Shaheen Sardar Ali note toutefois que le mouvement «Femme, vie, liberté» a déjà réussi quelque chose: abattre les barrières de la peur des représailles. «Nombre de femmes, filles et jeunes gens sont descendus dans la rue pour exprimer leur solidarité même si le prix fut élevé.» Pour la professeure pakistanaise, les manifestations ont uni dans le même combat de nombreux groupes sociétaux très différents.Mais la répression en Iran continue.

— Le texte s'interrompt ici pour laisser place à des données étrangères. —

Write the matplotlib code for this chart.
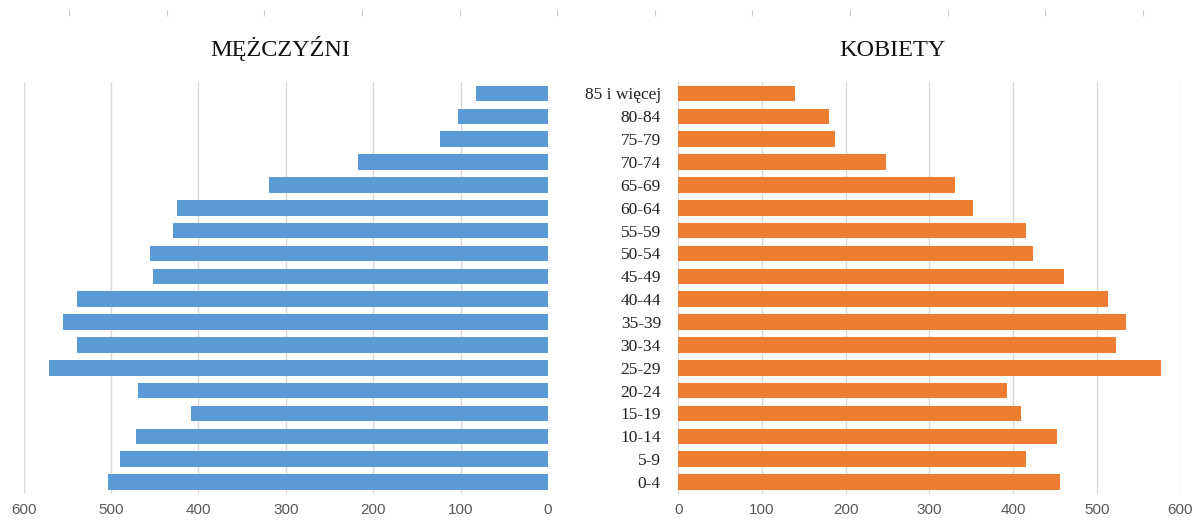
import matplotlib
matplotlib.use("Agg")

import matplotlib.pyplot as plt
import numpy as np

# grupy wieku, od najmłodszej
grupy = ["0-4", "5-9", "10-14", "15-19", "20-24", "25-29", "30-34", "35-39",
         "40-44", "45-49", "50-54", "55-59", "60-64", "65-69", "70-74",
         "75-79", "80-84", "85 i więcej"]
mezczyzni = [504, 490, 472, 408, 469, 571, 539, 555, 539,
             452, 455, 429, 425, 319, 217, 124, 103, 82]
kobiety = [456, 415, 452, 409, 393, 577, 523, 535, 513,
           461, 424, 415, 352, 331, 248, 187, 180, 139]
ticks_x = [0, 100, 200, 300, 400, 500, 600]

NIEBIESKI = "#5B9BD5"
POMARANCZ = "#ED7D31"
SIATKA = "#D9D9D9"

W, H = 1195, 524
fig = plt.figure(figsize=(W / 100, H / 100), dpi=100)

y = np.arange(len(grupy))
dol = 1 - 493.5 / H
wys = (493.5 - 82) / H

ax_m = fig.add_axes([23.7 / W, dol, (548 - 23.7) / W, wys])
ax_k = fig.add_axes([678.3 / W, dol, (1180.5 - 678.3) / W, wys])

ax_m.barh(y, mezczyzni, height=0.68, color=NIEBIESKI, zorder=3)
ax_k.barh(y, kobiety, height=0.68, color=POMARANCZ, zorder=3)

for ax in (ax_m, ax_k):
    ax.set_ylim(-0.5, len(grupy) - 0.5)
    ax.set_xlim(0, 600)
    ax.set_xticks(ticks_x)
    ax.xaxis.grid(True, color=SIATKA, linewidth=1, zorder=0)
    for s in ax.spines.values():
        s.set_visible(False)
    ax.tick_params(axis="x", length=0, pad=7, labelsize=11, labelcolor="#595959")
    for lab in ax.get_xticklabels():
        lab.set_family("Liberation Sans")
    ax.tick_params(axis="y", length=0)

ax_m.invert_xaxis()
ax_m.set_yticks([])

ax_k.set_yticks(y)
ax_k.set_yticklabels(grupy, family="Liberation Serif", fontsize=12.5, color="#222222")
ax_k.tick_params(axis="y", pad=12.5)

fig.text(280 / W, 1 - 56 / H, "MĘŻCZYŹNI", family="Liberation Serif",
         fontsize=17.5, ha="center", va="baseline", color="#111111")
fig.text(892 / W, 1 - 56 / H, "KOBIETY", family="Liberation Serif",
         fontsize=17.5, ha="center", va="baseline", color="#111111")

# drobne kreski u góry (resztka osi z wykresu powyżej)
ax_top = fig.add_axes([69 / W, 1 - 10 / H, (1143 - 69) / W, 0.001])
ax_top.set_xlim(0, 11)
ax_top.set_xticks(range(12))
ax_top.set_xticklabels([])
ax_top.set_yticks([])
ax_top.tick_params(axis="x", length=4, width=0.8, color="#C8C8C8", direction="out")
for s in ax_top.spines.values():
    s.set_visible(False)
ax_top.patch.set_visible(False)

fig.savefig("out.png", dpi=100)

Coprésidente de l’association Femme, Vie, Liberté Suisse, Mitra Sohrabi estime que le mouvement «Zan, Zendegi, Azadi» a déjà réussi à provoquer la création de la Commission internationale d’établissement des faits. Ce n’est pas rien. Cela fait des années que plusieurs ONG exhortent l’ONU à enquêter sur les graves violations des droits humains en Iran. «Le rapport de la commission parle de crimes contre l’humanité. C’est la première fois qu’un organe onusien qualifie ainsi de telles violations.» Cela a un impact. Hier, 54 pays ont exhorté le CDH à mettre un terme à l’impunité de Téhéran.
Caméras de surveillance
«Aujourd’hui, reconnaît Mitra Sohrabi, le mouvement est moins visible dans la rue iranienne. C’est trop dangereux et le régime a installé dans nombre de villes des caméras équipées pour faire de la reconnaissance faciale. Mais la désobéissance civile se poursuit. Autrement. Nombre de femmes continuent de refuser de porter le voile et le font savoir sur les réseaux sociaux. Même dans les prisons, il y a des manifestations et des grèves concertées. La semaine dernière, pour la fête [zoroastrienne] de Chaharshanbe Souri, les Iraniens ont créé d’immenses discos en plein air.» Des activités qui irritent le régime. Dans cette dynamique, le chanteur Shervin Hajipour, auteur de la chanson Baraye, devenue l’hymne de la contestation, a composé un nouveau morceau, Ashghal («Ordures»). L’artiste iranien de 26 ans vient toutefois d’être condamné à 3 ans de prison pour «incitation à des émeutes visant à perturber la sécurité nationale».